A post for students in network security class:
ARP spoofing is a powerful technique used by hackers to intercept and view unencrypted web traffic on a local area network (LAN). This attack exploits a fundamental vulnerability in the Address Resolution Protocol (ARP), which the internet uses to map a device’s IP address (where it is on the network) to its MAC address (who it is). Because ARP was not designed with security in mind, it allows an attacker to “pretend” to be someone else on the network.
Every router maintains an ARP table to manage these mappings and reduce the need for constant queries. In the first phase of an ARP spoofing attack, the hacker sends a fake ARP response to a victim, stating that the hacker’s MAC address is the correct mapping for the router’s IP address. Once the victim’s machine accepts this fake packet, its ARP table updates, causing all subsequent internet traffic to be sent to the attacker’s machine instead of the legitimate router. This creates a man-in-the-middle scenario where the hacker sits invisibly between the victim and the internet.
To perform this attack effectively, the sources recommend a specific technical workflow using the dsniff tool suite. First, an attacker must identify targets on the network using netdiscover, a tool that scans for active IP and MAC addresses by issuing ARP queries.
Once the victim’s IP and the router’s IP are identified, the attacker must enable IP forwarding on their own machine. This step is critical; without it, the victim would lose internet access and quickly realize something is wrong. By enabling forwarding, the attacker ensures the victim’s packets still reach the router after being inspected.

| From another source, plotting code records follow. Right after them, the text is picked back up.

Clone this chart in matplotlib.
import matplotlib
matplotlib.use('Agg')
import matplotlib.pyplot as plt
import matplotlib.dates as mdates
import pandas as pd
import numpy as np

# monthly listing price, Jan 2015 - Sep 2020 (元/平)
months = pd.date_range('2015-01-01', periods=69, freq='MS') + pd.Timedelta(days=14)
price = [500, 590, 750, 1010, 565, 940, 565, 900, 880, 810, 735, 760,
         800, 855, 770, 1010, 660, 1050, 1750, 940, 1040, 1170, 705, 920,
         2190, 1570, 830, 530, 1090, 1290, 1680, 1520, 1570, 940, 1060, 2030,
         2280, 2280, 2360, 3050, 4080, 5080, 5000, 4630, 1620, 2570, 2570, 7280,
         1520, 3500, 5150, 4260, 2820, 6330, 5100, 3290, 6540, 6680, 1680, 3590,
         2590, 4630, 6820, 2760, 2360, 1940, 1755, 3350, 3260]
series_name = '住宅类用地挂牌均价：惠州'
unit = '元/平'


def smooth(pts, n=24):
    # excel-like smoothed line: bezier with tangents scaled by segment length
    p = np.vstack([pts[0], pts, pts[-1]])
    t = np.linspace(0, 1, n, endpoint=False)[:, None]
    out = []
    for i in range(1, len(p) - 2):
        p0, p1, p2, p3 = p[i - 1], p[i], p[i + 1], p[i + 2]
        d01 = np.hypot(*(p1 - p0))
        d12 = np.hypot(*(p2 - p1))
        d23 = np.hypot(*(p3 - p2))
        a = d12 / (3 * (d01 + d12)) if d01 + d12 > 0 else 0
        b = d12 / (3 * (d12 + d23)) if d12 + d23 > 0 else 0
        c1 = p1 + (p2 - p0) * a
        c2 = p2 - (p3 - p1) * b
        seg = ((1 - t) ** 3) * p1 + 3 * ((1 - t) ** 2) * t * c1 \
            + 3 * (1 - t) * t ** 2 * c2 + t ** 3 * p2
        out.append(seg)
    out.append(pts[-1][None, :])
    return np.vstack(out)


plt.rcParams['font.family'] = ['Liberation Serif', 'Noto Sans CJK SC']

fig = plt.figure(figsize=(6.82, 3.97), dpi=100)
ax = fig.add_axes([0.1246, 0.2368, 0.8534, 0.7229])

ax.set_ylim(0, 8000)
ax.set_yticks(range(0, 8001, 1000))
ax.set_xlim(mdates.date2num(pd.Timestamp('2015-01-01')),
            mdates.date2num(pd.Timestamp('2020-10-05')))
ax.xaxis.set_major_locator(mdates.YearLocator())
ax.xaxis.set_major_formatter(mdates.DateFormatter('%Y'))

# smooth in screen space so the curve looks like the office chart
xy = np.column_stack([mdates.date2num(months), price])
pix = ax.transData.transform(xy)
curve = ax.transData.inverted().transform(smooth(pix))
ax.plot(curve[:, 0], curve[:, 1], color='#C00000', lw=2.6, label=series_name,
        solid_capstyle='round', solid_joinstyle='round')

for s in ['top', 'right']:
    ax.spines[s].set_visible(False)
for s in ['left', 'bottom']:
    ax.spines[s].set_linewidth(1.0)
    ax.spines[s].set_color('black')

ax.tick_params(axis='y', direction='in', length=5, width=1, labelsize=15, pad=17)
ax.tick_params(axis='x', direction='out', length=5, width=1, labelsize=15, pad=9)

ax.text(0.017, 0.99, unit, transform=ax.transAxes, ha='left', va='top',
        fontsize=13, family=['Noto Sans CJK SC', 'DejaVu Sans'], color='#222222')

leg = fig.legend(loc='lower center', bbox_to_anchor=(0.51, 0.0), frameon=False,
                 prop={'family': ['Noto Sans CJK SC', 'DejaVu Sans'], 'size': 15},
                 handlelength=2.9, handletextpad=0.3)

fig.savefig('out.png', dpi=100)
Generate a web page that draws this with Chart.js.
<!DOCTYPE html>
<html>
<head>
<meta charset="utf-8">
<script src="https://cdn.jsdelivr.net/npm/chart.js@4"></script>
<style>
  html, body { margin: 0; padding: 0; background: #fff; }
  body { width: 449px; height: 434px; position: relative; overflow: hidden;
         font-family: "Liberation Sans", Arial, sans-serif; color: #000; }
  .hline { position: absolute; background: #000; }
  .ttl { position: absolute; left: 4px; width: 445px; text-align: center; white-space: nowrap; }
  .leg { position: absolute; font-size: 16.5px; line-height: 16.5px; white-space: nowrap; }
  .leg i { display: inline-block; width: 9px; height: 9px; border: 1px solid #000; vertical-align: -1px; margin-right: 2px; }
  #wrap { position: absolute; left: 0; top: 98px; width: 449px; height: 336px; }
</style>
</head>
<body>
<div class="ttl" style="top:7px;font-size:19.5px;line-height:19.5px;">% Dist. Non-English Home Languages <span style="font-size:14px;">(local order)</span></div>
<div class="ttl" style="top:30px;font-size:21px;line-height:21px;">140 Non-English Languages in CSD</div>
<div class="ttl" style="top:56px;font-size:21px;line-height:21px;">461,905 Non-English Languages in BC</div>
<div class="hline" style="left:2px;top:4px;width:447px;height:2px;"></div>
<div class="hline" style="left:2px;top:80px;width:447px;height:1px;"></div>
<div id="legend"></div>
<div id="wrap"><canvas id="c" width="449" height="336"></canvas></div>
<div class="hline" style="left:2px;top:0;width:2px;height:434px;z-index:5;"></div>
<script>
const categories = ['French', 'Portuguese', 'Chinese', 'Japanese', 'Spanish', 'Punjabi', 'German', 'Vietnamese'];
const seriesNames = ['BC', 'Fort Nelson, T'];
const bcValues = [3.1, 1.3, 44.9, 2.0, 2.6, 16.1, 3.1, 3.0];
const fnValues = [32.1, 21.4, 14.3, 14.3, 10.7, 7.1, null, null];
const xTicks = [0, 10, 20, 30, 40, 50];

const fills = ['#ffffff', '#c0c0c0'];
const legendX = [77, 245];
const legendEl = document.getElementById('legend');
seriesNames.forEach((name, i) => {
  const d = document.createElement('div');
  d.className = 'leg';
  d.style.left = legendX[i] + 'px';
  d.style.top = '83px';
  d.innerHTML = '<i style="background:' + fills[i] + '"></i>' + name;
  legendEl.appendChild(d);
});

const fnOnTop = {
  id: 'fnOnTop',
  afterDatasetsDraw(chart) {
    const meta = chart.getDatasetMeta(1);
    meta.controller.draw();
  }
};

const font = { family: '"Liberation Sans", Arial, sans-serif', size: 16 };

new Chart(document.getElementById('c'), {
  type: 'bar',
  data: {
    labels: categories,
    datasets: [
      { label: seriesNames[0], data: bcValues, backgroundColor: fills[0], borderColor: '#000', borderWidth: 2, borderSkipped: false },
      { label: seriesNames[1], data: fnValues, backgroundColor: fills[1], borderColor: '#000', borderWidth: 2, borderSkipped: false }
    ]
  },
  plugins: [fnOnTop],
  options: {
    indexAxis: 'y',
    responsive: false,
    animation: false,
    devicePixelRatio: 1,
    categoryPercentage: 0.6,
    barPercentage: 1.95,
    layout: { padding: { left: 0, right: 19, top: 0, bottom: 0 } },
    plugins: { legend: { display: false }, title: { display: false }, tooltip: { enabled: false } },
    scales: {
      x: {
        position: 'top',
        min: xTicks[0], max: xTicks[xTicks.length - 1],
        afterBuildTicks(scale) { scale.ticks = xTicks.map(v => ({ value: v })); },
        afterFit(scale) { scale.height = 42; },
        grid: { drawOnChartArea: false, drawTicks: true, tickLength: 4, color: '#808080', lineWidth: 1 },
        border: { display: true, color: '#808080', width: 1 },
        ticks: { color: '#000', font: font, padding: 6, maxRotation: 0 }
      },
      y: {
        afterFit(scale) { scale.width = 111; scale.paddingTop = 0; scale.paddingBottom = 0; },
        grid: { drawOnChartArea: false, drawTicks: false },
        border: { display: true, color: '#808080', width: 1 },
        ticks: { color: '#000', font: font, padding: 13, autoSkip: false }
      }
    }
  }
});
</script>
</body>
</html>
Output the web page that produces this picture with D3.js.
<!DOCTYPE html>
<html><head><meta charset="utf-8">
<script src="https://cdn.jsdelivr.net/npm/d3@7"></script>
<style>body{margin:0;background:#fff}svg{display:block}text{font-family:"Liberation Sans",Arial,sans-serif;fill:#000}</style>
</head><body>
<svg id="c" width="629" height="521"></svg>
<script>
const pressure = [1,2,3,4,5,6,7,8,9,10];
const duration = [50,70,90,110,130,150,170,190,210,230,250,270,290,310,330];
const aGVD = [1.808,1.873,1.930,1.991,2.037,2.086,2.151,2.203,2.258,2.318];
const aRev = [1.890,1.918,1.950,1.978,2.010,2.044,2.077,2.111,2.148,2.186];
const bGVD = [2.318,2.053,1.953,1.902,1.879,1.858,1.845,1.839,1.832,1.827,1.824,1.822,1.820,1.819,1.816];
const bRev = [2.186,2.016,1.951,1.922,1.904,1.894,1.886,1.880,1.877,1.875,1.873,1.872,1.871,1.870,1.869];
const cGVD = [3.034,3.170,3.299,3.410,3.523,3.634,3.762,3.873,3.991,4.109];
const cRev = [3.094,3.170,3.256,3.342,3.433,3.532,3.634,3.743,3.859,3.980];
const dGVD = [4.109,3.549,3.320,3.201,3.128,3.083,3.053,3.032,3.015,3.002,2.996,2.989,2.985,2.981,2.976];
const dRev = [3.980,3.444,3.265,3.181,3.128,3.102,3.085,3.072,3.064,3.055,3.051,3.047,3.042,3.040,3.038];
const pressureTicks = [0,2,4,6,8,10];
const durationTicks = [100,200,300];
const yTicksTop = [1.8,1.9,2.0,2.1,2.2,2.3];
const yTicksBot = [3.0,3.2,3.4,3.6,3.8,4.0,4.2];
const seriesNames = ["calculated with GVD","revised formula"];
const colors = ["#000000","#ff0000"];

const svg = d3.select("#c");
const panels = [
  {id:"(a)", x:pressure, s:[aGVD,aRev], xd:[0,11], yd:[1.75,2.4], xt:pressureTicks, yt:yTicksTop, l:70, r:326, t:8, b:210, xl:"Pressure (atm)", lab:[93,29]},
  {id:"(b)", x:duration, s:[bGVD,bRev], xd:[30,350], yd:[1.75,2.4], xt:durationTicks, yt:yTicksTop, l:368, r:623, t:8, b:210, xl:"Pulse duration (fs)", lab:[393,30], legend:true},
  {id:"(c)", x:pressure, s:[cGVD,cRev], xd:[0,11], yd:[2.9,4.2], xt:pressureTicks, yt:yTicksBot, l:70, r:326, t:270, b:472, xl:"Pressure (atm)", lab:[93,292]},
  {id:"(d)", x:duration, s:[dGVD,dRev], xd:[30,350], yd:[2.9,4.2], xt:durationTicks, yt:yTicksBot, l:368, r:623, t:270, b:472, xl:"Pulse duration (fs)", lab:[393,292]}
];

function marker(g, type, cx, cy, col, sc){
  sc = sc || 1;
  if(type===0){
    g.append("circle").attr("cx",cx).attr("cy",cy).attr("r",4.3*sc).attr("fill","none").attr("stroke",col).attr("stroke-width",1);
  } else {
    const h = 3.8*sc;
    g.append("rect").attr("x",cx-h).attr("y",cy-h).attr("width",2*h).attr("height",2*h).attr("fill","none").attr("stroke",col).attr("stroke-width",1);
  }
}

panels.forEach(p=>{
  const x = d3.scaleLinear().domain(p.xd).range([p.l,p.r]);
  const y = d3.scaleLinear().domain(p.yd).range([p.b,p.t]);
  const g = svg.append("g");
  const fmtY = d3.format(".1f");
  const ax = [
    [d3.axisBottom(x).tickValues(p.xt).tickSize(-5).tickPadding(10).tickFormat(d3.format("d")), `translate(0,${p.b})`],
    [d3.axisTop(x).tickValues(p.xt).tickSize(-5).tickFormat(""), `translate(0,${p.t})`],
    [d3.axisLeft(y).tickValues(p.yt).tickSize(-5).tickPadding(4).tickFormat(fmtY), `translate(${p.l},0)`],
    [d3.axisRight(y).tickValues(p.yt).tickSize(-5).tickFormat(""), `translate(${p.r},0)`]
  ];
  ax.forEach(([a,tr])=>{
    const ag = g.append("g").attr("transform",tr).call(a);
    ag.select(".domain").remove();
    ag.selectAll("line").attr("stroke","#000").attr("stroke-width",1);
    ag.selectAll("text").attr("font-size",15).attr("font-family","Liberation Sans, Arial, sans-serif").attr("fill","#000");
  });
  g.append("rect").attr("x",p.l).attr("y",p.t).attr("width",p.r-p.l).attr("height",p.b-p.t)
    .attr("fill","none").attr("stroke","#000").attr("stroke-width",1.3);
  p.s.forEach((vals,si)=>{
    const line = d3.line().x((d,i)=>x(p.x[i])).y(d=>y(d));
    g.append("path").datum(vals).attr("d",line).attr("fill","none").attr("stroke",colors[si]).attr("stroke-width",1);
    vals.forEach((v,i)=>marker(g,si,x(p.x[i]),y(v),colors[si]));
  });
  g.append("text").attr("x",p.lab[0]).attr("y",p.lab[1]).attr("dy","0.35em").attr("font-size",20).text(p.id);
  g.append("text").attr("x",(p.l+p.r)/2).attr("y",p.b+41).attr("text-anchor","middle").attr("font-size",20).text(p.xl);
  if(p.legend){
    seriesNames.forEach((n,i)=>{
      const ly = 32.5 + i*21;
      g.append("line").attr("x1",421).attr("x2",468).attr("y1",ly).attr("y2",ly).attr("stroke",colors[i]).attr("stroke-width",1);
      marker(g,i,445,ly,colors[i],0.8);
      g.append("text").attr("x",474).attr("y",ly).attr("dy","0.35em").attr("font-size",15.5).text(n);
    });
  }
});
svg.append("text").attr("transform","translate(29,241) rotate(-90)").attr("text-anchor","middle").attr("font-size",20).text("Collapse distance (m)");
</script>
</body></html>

The actual spoofing is executed using the arpspoof tool. The attacker must run two instances of the tool: one to trick the victim into believing the attacker is the router, and another to trick the router into believing the attacker is the victim. Once the traffic is flowing through the attacker’s network interface card (NIC), tools like urlsnarf can be used to extract a list of URLs the victim visits in real-time. For more detailed theft, tools like Wireshark allow the hacker to analyze raw packets and reconstruct unencrypted TCP streams to steal private data.
Defending against ARP spoofing is challenging, but the most effective protection is encrypting your traffic. Since spoofing only allows attackers to read unencrypted data, using HTTPS ensures that even if traffic is intercepted, the contents remain secure. Additionally, security professionals can use the Scapy library in Python to write scripts that heuristically detect attacks by monitoring ARP tables for sudden, suspicious changes in IP-to-MAC mappings.
An ARP spoofing attack is essentially like a dishonest postal worker who tells you they are the mailman and tells the post office they are you; they get to read all your letters before passing them along, and neither you nor the post office ever realizes a third party was involved.